#### [Exercise instructions]
Print, word for word, every line from the beginning of the listing up to and including the line with "of dir] (asst)". Pictures are to be excluded.

#### [Input records]

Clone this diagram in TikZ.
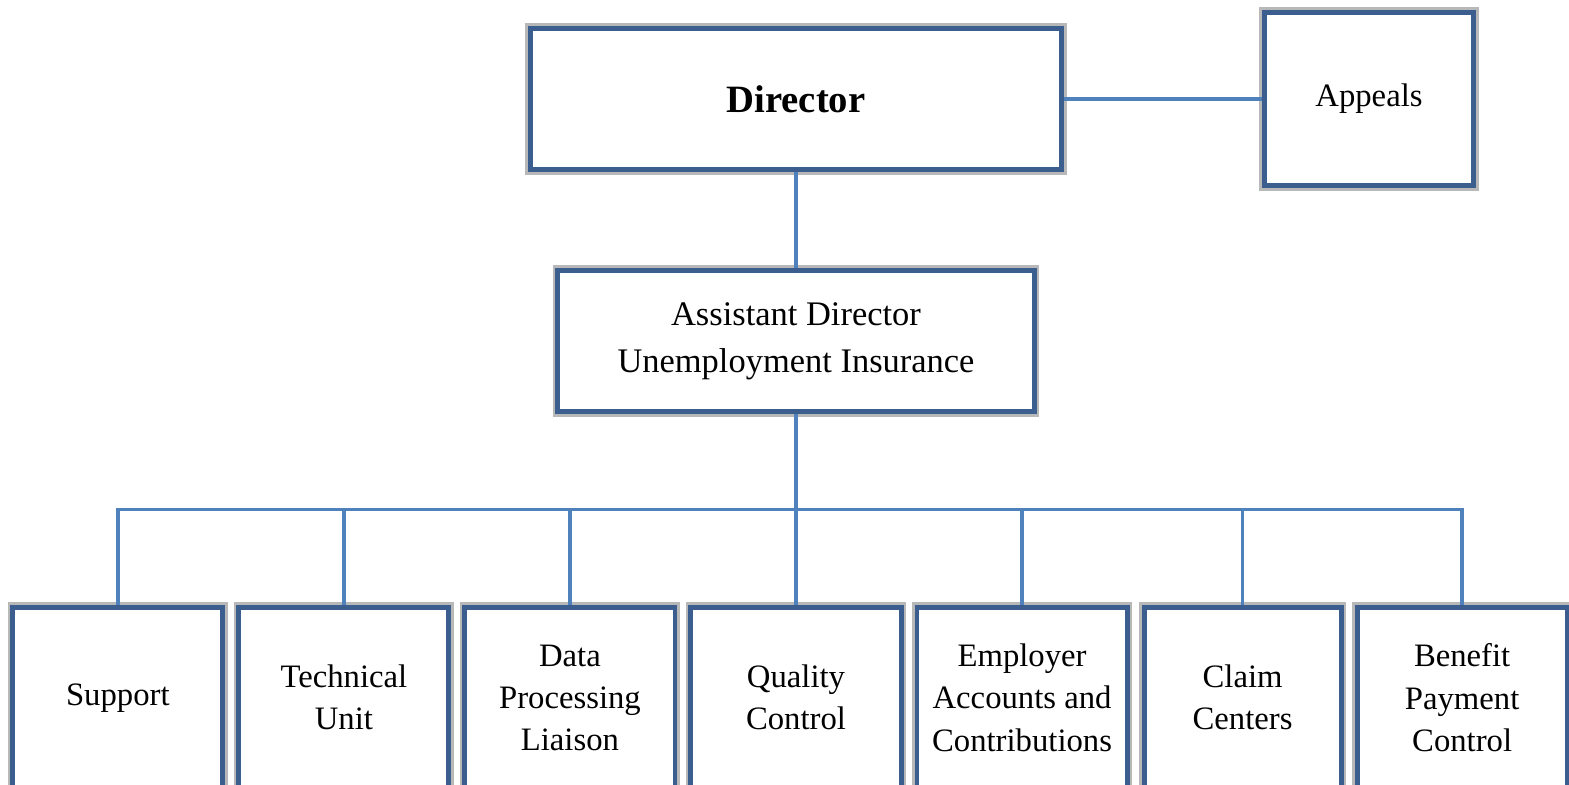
\documentclass[tikz,border=0pt]{standalone}
\usepackage{fontspec}
\setmainfont{Liberation Serif}
\usepackage{xcolor}
\usetikzlibrary{positioning,calc}
\definecolor{boxblue}{RGB}{59,94,143}
\definecolor{lineblue}{RGB}{79,129,189}
\tikzset{box/.style={draw=boxblue,line width=1.4pt,fill=white,align=center,inner sep=2pt,
    preaction={draw=black!28,line width=3pt}},
  unit/.style={box,minimum width=2.1cm,minimum height=1.8cm,font=\fontsize{9.3}{12}\selectfont},
  link/.style={draw=lineblue,line width=1pt}}

\begin{document}
\begin{tikzpicture}[x=0.01cm,y=-0.01cm]
  \clip (0,0) rectangle (1569,785);
  \fill[white] (0,0) rectangle (1569,785);
  \node[box,minimum width=5.31cm,minimum height=1.41cm,font=\fontsize{11}{13}\selectfont\bfseries] (dir) at (796,99) {Director};
  \node[box,minimum width=2.09cm,minimum height=1.73cm,font=\fontsize{9.3}{12}\selectfont] (app) at (1369,99) {Appeals};
  \node[box,minimum width=4.76cm,minimum height=1.41cm,font=\fontsize{9.8}{13.4}\selectfont,below=0.96cm of dir] (asst) {Assistant Director\\Unemployment Insurance};

  \node[unit,below=1.91cm of asst] (qc) {Quality\\Control};
  \node[unit,left=0.11cm of qc] (dpl) {Data\\Processing\\Liaison};
  \node[unit,left=0.11cm of dpl] (tu) {Technical\\Unit};
  \node[unit,left=0.11cm of tu] (sup) {Support};
  \node[unit,right=0.11cm of qc] (eac) {Employer\\Accounts and\\Contributions};
  \node[unit,minimum width=1.97cm,right=0.12cm of eac] (cc) {Claim\\Centers};
  \node[unit,right=0.11cm of cc] (bpc) {Benefit\\Payment\\Control};

  \coordinate (bus) at ($(asst.south)!0.5!(qc.north)$);
  \draw[link] (dir) -- (app);
  \draw[link] (dir) -- (asst);
  \draw[link] (asst) -- (qc);
  \draw[link] (sup.north) -- (sup.north |- bus) -- (bpc.north |- bus) -- (bpc.north);
  \draw[link] (tu.north) -- (tu.north |- bus);
  \draw[link] (dpl.north) -- (dpl.north |- bus);
  \draw[link] (eac.north) -- (eac.north |- bus);
  \draw[link] (cc.north) -- (cc.north |- bus);
\end{tikzpicture}
\end{document}
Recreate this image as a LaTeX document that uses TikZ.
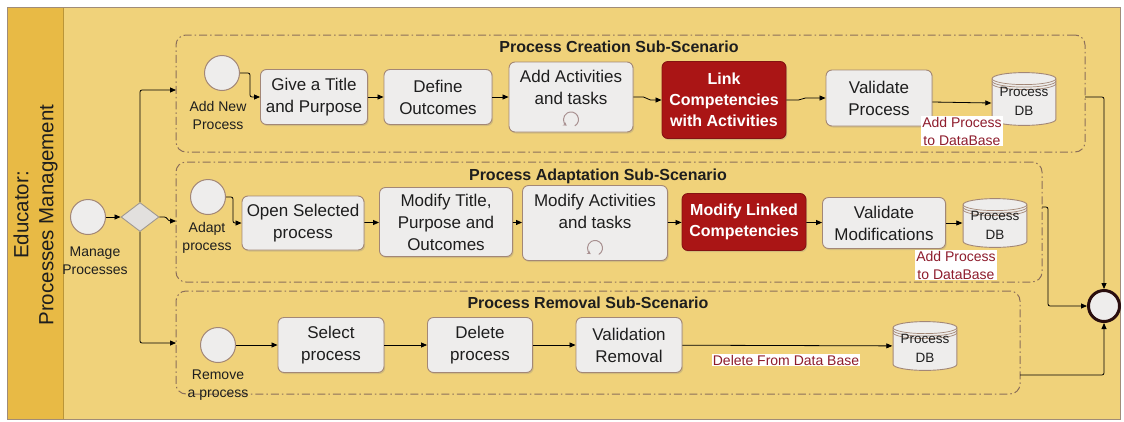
\documentclass[tikz,border=0pt]{standalone}
\usepackage{fontspec}
\setmainfont{Liberation Sans}
\usetikzlibrary{arrows.meta,shapes.geometric,calc,shadows}
\definecolor{bgmain}{HTML}{F0D27A}
\definecolor{stripe}{HTML}{E8BA45}
\definecolor{outerline}{HTML}{A08C78}
\definecolor{boxfill}{HTML}{EEEDEC}
\definecolor{boxline}{HTML}{A38776}
\definecolor{redfill}{HTML}{AA1515}
\definecolor{redline}{HTML}{851212}
\definecolor{framecol}{HTML}{8C6F5A}
\definecolor{lblred}{HTML}{8E1C2C}
\definecolor{txt}{HTML}{1E1E1E}
\definecolor{loopcol}{HTML}{A89090}
\definecolor{gwfill}{HTML}{E2E0DE}
\definecolor{gwline}{HTML}{A09890}
\definecolor{endline}{HTML}{2A0E0E}
\newcommand\dbtext{\raisebox{-4pt}[\height][\depth]{\begin{tabular}{@{}c@{}}Process\\[3pt]DB\end{tabular}}}
\begin{document}
\begin{tikzpicture}[x=1pt,y=-1pt,
 every node/.style={text=txt},
 sz/.style 2 args={minimum width=#1pt,minimum height=#2pt},
 task/.style={draw=boxline,fill=boxfill,line width=0.9pt,rounded corners=6pt,align=center,inner sep=0pt,
   font=\fontsize{17}{22}\selectfont,
   drop shadow={opacity=0.25,shadow xshift=1.2pt,shadow yshift=-1.5pt}},
 redtask/.style={task,draw=redline,fill=redfill,text=white,font=\bfseries\fontsize{16}{21}\selectfont},
 event/.style={circle,draw=boxline,fill=boxfill,line width=1pt,minimum size=35pt,inner sep=0pt},
 endevent/.style={circle,draw=endline,fill=boxfill,line width=3pt,minimum size=31pt,inner sep=0pt},
 gate/.style={diamond,aspect=1.3,draw=gwline,fill=gwfill,line width=0.9pt,minimum width=38pt,minimum height=29pt,inner sep=0pt},
 frame/.style={draw=framecol,line width=1pt,rounded corners=10pt,dash pattern=on 8pt off 3pt on 1.5pt off 3pt,inner sep=0pt},
 ttl/.style={font=\bfseries\fontsize{16}{20}\selectfont,inner sep=0pt},
 lbl/.style={font=\fontsize{14}{18}\selectfont,align=center,inner sep=0pt},
 dblbl/.style={font=\fontsize{14}{18}\selectfont,align=center,text=lblred,fill=white,inner sep=1pt},
 flow/.style={draw=black,line width=0.8pt,-{Triangle[length=6pt,width=5pt]}},
 loopmark/.style={draw=loopcol,line width=1pt,-{Stealth[length=3.5pt,width=4pt]}},
 db/.style={minimum width=65pt,minimum height=#1pt,inner sep=0pt,align=center,font=\fontsize{13.5}{16}\selectfont,
   path picture={
    \draw[draw=boxline,fill=boxfill,line width=0.9pt]
     ([shift={(0.6pt,-6.6pt)}]path picture bounding box.north west) -- ([shift={(0.6pt,6.6pt)}]path picture bounding box.south west)
     arc[start angle=180,end angle=360,x radius=31.9pt,y radius=6pt]
     -- ([shift={(-0.6pt,-6.6pt)}]path picture bounding box.north east)
     arc[start angle=0,end angle=180,x radius=31.9pt,y radius=6pt] -- cycle;
    \foreach \d in {6.6pt,9.1pt,11.6pt}
     \draw[draw=boxline,line width=0.7pt] ([shift={(0.6pt,-\d)}]path picture bounding box.north west)
       arc[start angle=180,end angle=360,x radius=31.9pt,y radius=6pt];
   }},
]
\useasboundingbox (0,0) rectangle (1124,421);
\fill[white] (0,0) rectangle (1124,421);
% pool / lane
\fill[bgmain] (7,7) rectangle (1120,419);
\fill[stripe] (7,7) rectangle (63,419);
\draw[stripe!80!black,line width=0.6pt] (63,7) -- (63,419);
\draw[outerline,line width=1pt] (7,7) rectangle (1120,419);
\node[rotate=90,align=center,font=\fontsize{20.5}{25}\selectfont,inner sep=0pt] (lane) at (35.5,215) {Educator:\\Processes Management};

% sub-scenario frames
\node[frame,sz={909}{117}] (f1) at (630.5,93.5) {};
\node[frame,sz={866}{120}] (f2) at (609,222) {};
\node[frame,sz={844}{103}] (f3) at (598,342.5) {};
\node[ttl] (t1) at (619,47) {Process Creation Sub-Scenario};
\node[ttl] (t2) at (598,176) {Process Adaptation Sub-Scenario};
\node[ttl] (t3) at (588,303) {Process Removal Sub-Scenario};

% start and gateway
\node[event] (ms) at (88,217) {};
\node[lbl] (msl) at (95,261) {Manage\\Processes};
\node[gate] (gw) at (140,217) {};
\coordinate (f1in) at (176,90);
\coordinate (f2in) at (176,221);
\coordinate (f3in) at (176,343);

% creation
\node[event] (s1) at (222,73) {};
\node[lbl] (s1l) at (218,115) {Add New\\Process};
\node[task,sz={107}{55}] (c1) at (314,97) {Give a Title\\and Purpose};
\node[task,sz={108}{55}] (c2) at (438,97) {Define\\Outcomes};
\node[task,sz={124}{70}] (c3) at (571,97) {Add Activities\\and tasks\\[-2pt]~};
\node[redtask,sz={124}{77}] (c4) at (724,100) {Link\\Competencies\\with Activities};
\node[task,sz={106}{56}] (c5) at (879,98) {Validate\\Process};
\node[db=54] (db1) at (1024,99) {\dbtext};
\node[dblbl] (l1) at (962,131) {Add Process\\to DataBase};

% adaptation
\node[event] (s2) at (208,197) {};
\node[lbl] (s2l) at (207,238) {Adapt\\process};
\node[task,sz={122}{54}] (a1) at (303,223) {Open Selected\\process};
\node[task,sz={133}{69}] (a2) at (446,222) {Modify Title,\\Purpose and\\Outcomes};
\node[task,sz={145}{75}] (a3) at (595,223) {Modify Activities\\and tasks\\[2pt]~};
\node[redtask,sz={124}{57}] (a4) at (744,222) {Modify Linked\\Competencies};
\node[task,sz={123}{51}] (a5) at (884,223) {Validate\\Modifications};
\node[db=50] (db2) at (995,223) {\dbtext};
\node[dblbl] (l2) at (956,265) {Add Process\\to DataBase};

% removal
\node[event] (s3) at (218,345) {};
\node[lbl] (s3l) at (218,385) {Remove\\a process};
\node[task,sz={106}{55}] (r1) at (331,345) {Select\\process};
\node[task,sz={105}{55}] (r2) at (480,345) {Delete\\process};
\node[task,sz={106}{55}] (r3) at (629,345) {Validation\\Removal};
\node[db=50] (db3) at (925,346) {\dbtext};
\node[dblbl] (l3) at (786,360) {Delete From Data Base};

% end event
\node[endevent] (end) at (1104,306) {};
\coordinate (x1) at (1085,97);
\coordinate (x2) at (1042,207);
\coordinate (x3) at (1020,375);

% loop markers
\draw[loopmark] ([shift={(3.75pt,6.5pt)}]c3.south) arc[start angle=-60,end angle=235,radius=7.5pt];
\draw[loopmark] ([shift={(3.75pt,6.5pt)}]a3.south) arc[start angle=-60,end angle=235,radius=7.5pt];

% flows
\draw[flow] (ms) -- (gw);
\draw[flow,rounded corners=2pt] (gw.north) |- (f1in);
\draw[flow] (gw.east) -- ++(5,0) to[out=0,in=180] ++(6,4) -- (f2in);
\draw[flow,rounded corners=2pt] (gw.south) |- (f3in);

\draw[flow,rounded corners=2pt] (s1.east) -- ++(10,0) |- (c1.west);
\draw[flow] (c1) -- (c2);
\draw[flow] (c2) -- (c3);
\draw[flow] (c3.east) -- ++(10,0) to[out=0,in=180] ++(7,3) -- (c4.west);
\draw[flow] (c4.east) -- ++(12,0) to[out=0,in=180] ++(7,-2) -- (c5.west);
\draw[flow] ([yshift=-4pt]c5.east) -- ([yshift=-4pt]db1.west);
\draw[flow,rounded corners=2pt] (x1) -| (end.north);

\draw[flow,rounded corners=2pt] (s2.east) -- ++(7,0) |- (a1.west);
\draw[flow] (a1) -- (a2);
\draw[flow] (a2) -- (a3);
\draw[flow] (a3) -- (a4);
\draw[flow] (a4) -- (a5);
\draw[flow] (a5) -- (db2);
\draw[flow,rounded corners=2pt] (x2) -- ++(6,0) |- (end.west);

\draw[flow] (s3) -- (r1);
\draw[flow] (r1) -- (r2);
\draw[flow] (r2) -- (r3);
\draw[flow] (r3) -- (db3);
\draw[flow,rounded corners=2pt] (x3) -| (end.south);
\end{tikzpicture}
\end{document}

#### [Output for this exercise]
Clone this diagram in TikZ.
\documentclass[tikz,border=0pt]{standalone}
\usepackage{fontspec}
\setmainfont{Liberation Serif}
\usepackage{xcolor}
\usetikzlibrary{positioning,calc}
\definecolor{boxblue}{RGB}{59,94,143}
\definecolor{lineblue}{RGB}{79,129,189}
\tikzset{box/.style={draw=boxblue,line width=1.4pt,fill=white,align=center,inner sep=2pt,
    preaction={draw=black!28,line width=3pt}},
  unit/.style={box,minimum width=2.1cm,minimum height=1.8cm,font=\fontsize{9.3}{12}\selectfont},
  link/.style={draw=lineblue,line width=1pt}}

\begin{document}
\begin{tikzpicture}[x=0.01cm,y=-0.01cm]
  \clip (0,0) rectangle (1569,785);
  \fill[white] (0,0) rectangle (1569,785);
  \node[box,minimum width=5.31cm,minimum height=1.41cm,font=\fontsize{11}{13}\selectfont\bfseries] (dir) at (796,99) {Director};
  \node[box,minimum width=2.09cm,minimum height=1.73cm,font=\fontsize{9.3}{12}\selectfont] (app) at (1369,99) {Appeals};
  \node[box,minimum width=4.76cm,minimum height=1.41cm,font=\fontsize{9.8}{13.4}\selectfont,below=0.96cm of dir] (asst) {Assistant Director\\Unemployment Insurance};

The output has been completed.